NaN loss in training loop

Hi!
I’ve designe a network for a regressive task using LSTM.However, my loss becomes NaN when I try to train it and I don’t understand why.

This is my training loop:

def training_loop(dataloader,model,loss_fn,report_loss_fn,optimizer, batch_size, epoch,report_freq=10, writer=writer):
    size = len(dataloader.dataset)

    model.train()
    for batch_n, (X,y,x_mask,y_mask) in enumerate(train_dataloader):
        pred = model(X)

        #validate predictions by selecting non-padded values
        valid_pred = torch.masked_select(pred,y_mask)
        valid_targets = torch.masked_select(y,y_mask)

        #calculate optim loss
        loss = loss_fn(valid_pred,valid_targets)
        loss.backward()
        
        #adjust params
        optimizer.step()
        optimizer.zero_grad()
        
        #get loss for each pass
        running_loss = loss.item()

        if batch_n % report_freq == 0:
            current_values = batch_n*batch_size + len(X)
            writer.add_scalar('Train optim loss',running_loss,epoch+1)
            print(f"Train loss: {running_loss:>7f} [{current_values:>5d}/{size:>5d}]")

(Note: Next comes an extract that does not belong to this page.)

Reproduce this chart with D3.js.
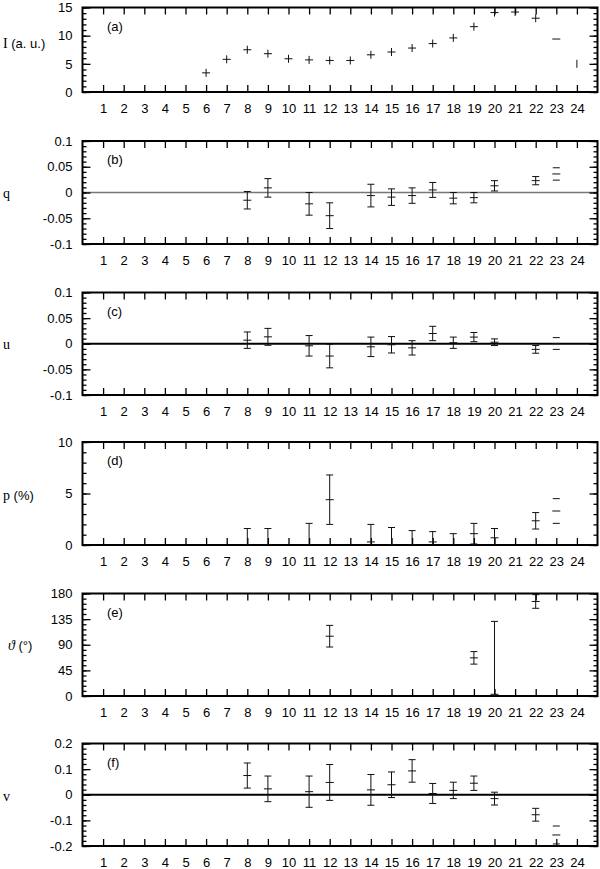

The print statements print this, where it all nan after:

Train loss: 1.087582 [    4/ 1634]
Train loss: 0.840909 [  104/ 1634]
Train loss:     nan [  204/ 1634]
Train loss:     nan [  304/ 1634]
Train loss:     nan [  404/ 1634]

I’m using this optimizer:
optim = torch.optim.Adam(params=lstm_model.parameters(recurse=True),weight_decay=1e-05,lr=0.0001)

I’ve tried changing the learning rate, when I increased it to 0.5, the first 3-4 were not nan, so i think it could be something related to that.